The Legacy of Alan Turing and the Test That Defined AI

Turing Staff
02 Oct 20253 mins read
AI/ML
GenAI

When our founders chose a name for the company, they weren’t looking for something trendy or safe. They wanted a name that stood for rigor, imagination, and engineering at its best. They found it in Turing.

The legacy of Alan Turing

Alan Turing’s story is both extraordinary and unfinished. He was a mathematician whose ideas helped end a world war, and a thinker whose theories gave us the blueprint for modern computing. 75 years ago, in 1950, he published “Computing Machinery and Intelligence” and posed the question that still resonates through AI today: “Can machines think?”

That question led to what we now call the Turing Test. Instead of asking what intelligence “is,” Turing asked us to measure what systems can do. If a machine can converse well enough to be mistaken for a person, he argued, then for all practical purposes, it is thinking. It was a shift away from philosophy and toward engineering—and it set the stage for the decades that followed.

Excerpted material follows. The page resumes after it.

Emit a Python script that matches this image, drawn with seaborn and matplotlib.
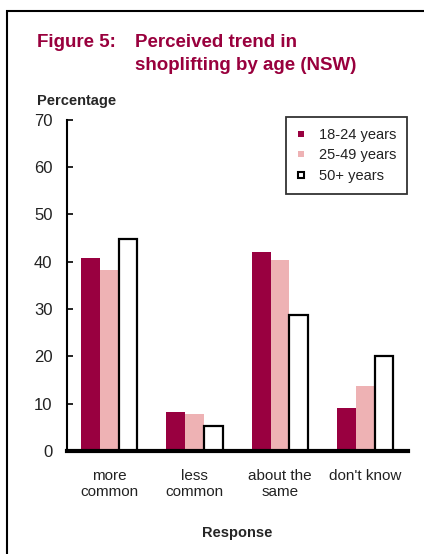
import pandas as pd
import matplotlib.pyplot as plt
import seaborn as sns
from matplotlib.lines import Line2D
from matplotlib.patches import Rectangle

# data
responses = ["more\ncommon", "less\ncommon", "about the\nsame", "don't know"]
age_groups = ["18-24 years", "25-49 years", "50+ years"]
pct_18_24 = [40.7, 8.2, 42.0, 9.1]
pct_25_49 = [38.2, 7.9, 40.3, 13.8]
pct_50_plus = [44.8, 5.3, 28.8, 20.0]

colors = {"18-24 years": "#990040", "25-49 years": "#EEB2B4", "50+ years": "white"}
title_color = "#99003D"

df = pd.DataFrame({
    "response": responses * 3,
    "age": [g for g in age_groups for _ in responses],
    "pct": pct_18_24 + pct_25_49 + pct_50_plus,
})

sns.set_theme(style="white")
plt.rcParams["font.family"] = ["Liberation Sans", "DejaVu Sans"]

W, H = 424, 554
fig = plt.figure(figsize=(W / 100, H / 100), dpi=100)
ax = fig.add_axes([66.5 / W, 1 - 451 / H, (408 - 66.5) / W, (451 - 119.5) / H])

sns.barplot(data=df, x="response", y="pct", hue="age", hue_order=age_groups,
            palette=colors, width=0.66, gap=0, ax=ax, legend=False, saturation=1)

# only the 50+ bars carry an outline
for bar in ax.containers[2]:
    bar.set_edgecolor("black")
    bar.set_linewidth(1.6)
for cont in ax.containers[:2]:
    for bar in cont:
        bar.set_linewidth(0)

ax.set_ylim(0, 70)
ax.set_xlim(-0.5, 3.5)
ax.set_yticks(range(0, 71, 10))
ax.set_xlabel("")
ax.set_ylabel("")
for s in ["top", "right"]:
    ax.spines[s].set_visible(False)
ax.spines["left"].set_linewidth(1.5)
ax.spines["bottom"].set_linewidth(3)
ax.spines["left"].set_color("black")
ax.spines["bottom"].set_color("black")
ax.tick_params(axis="y", left=True, direction="in", length=4, width=1.2, pad=10,
               labelsize=12, color="black")
ax.tick_params(axis="x", bottom=False, length=0, pad=13, labelsize=11)
for lab in ax.get_yticklabels() + ax.get_xticklabels():
    lab.set_color("#222222")

handles = [
    Line2D([], [], marker="s", linestyle="none", markersize=5,
           markerfacecolor=colors[g], markeredgecolor="black" if g == "50+ years" else colors[g],
           markeredgewidth=1.5 if g == "50+ years" else 0, label=g)
    for g in age_groups
]
leg = ax.legend(handles=handles, loc="upper right", bbox_to_anchor=(407 / W, 1 - 117 / H),
                bbox_transform=fig.transFigure, borderaxespad=0, fancybox=False,
                frameon=True, edgecolor="black", handlelength=0.6, handletextpad=0.9,
                borderpad=0.75, labelspacing=0.45, prop={"size": 10.5})
leg.get_frame().set_linewidth(1.3)
for t in leg.get_texts():
    t.set_color("#222222")

# titles and labels
fig.text(37 / W, 1 - 34 / H, "Figure 5:", color=title_color, fontsize=13.5,
         fontweight="bold", va="top", ha="left")
fig.text(135 / W, 1 - 34 / H, "Perceived trend in\nshoplifting by age (NSW)",
         color=title_color, fontsize=13.5, fontweight="bold", va="top", ha="left",
         linespacing=1.45)
fig.text(37 / W, 1 - 101 / H, "Percentage", fontsize=10.5, fontweight="bold",
         va="center", ha="left")
fig.text(237 / W, 1 - 533 / H, "Response", fontsize=10.5, fontweight="bold",
         va="center", ha="center")

# outer frame, cropped at the right and bottom
fig.patches.append(Rectangle((7 / W, -0.1), 1.2, 1.1 - 10.5 / H, transform=fig.transFigure,
                             fill=False, edgecolor="black", linewidth=1.5))

fig.savefig("out.png", dpi=100)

Why his legacy still matters

Turing’s gift was not only his mathematics but his ability to strip away abstraction. He reminded us to focus on results. Build things that work. Measure what matters. Improve what’s real. That’s a lesson we continue to carry.

His words capture it best. When he wrote, “Instead of trying to produce a program to simulate the adult mind, why not rather try to produce one which simulates the child’s?”, he pointed toward learning systems that grow and adapt over time. It’s uncanny how closely that resembles the way reinforcement learning and generative AI behave today.

He also looked ahead and wrote, “I believe that at the end of the century… one will be able to speak of machines thinking without expecting to be contradicted.” More than seventy years later, as large models reason, code, and write with fluency, his foresight feels less like speculation and more like a path we’re walking.

And his most human line—“Sometimes it is the people no one imagines anything of who do the things that no one can imagine”—goes to the heart of why we chose his name. At Turing, we see the overlooked and underestimated not as limits but as the source of the next great breakthroughs.

How the Turing Test changed the conversation

The Turing Test was never meant to be the final word on intelligence. Its power lies in its clarity. Don’t debate consciousness. Test performance. Can a system hold its own in a real conversation? If it can, we’re forced to rethink where the line between man and machine is drawn.

That framing turned AI from an abstract debate into something you could try, test, and build toward. It’s why the Turing Test is still with us. Simple enough to grasp. Challenging enough to keep us striving.

Why we carry his name

When Jonathan Siddharth and Vijay Krishnan founded Turing, they saw the name as more than a tribute. It was a standard.

  • The Turing Award, the highest honor in computer science, sets the level of excellence we aspire to.
  • The Turing Test, focused on outcomes rather than theory, mirrors our belief in pairing AI with human expertise to achieve results.
  • And Alan Turing himself, whose story reminds us that people once underestimated can change everything.

To us, the name Turing is also a promise: AI isn’t here to erase work. It’s here to help people find it, do it better, and expand what’s possible.

The impact that endures

Every time we solve a CAPTCHA, chat with an AI, or embed agents into enterprise systems, we’re living inside the dialogue Alan Turing began.

He didn’t live to see how far his ideas would go, but the legacy remains. It shows up in every engineer chasing excellence, in every conversation between humans and machines, and in every advance that brings us closer to ASI.

For us at Turing, his work is not only history. It’s a foundation for the future—a reminder that intelligence, whether human or machine, is judged not by what it claims but by what it achieves.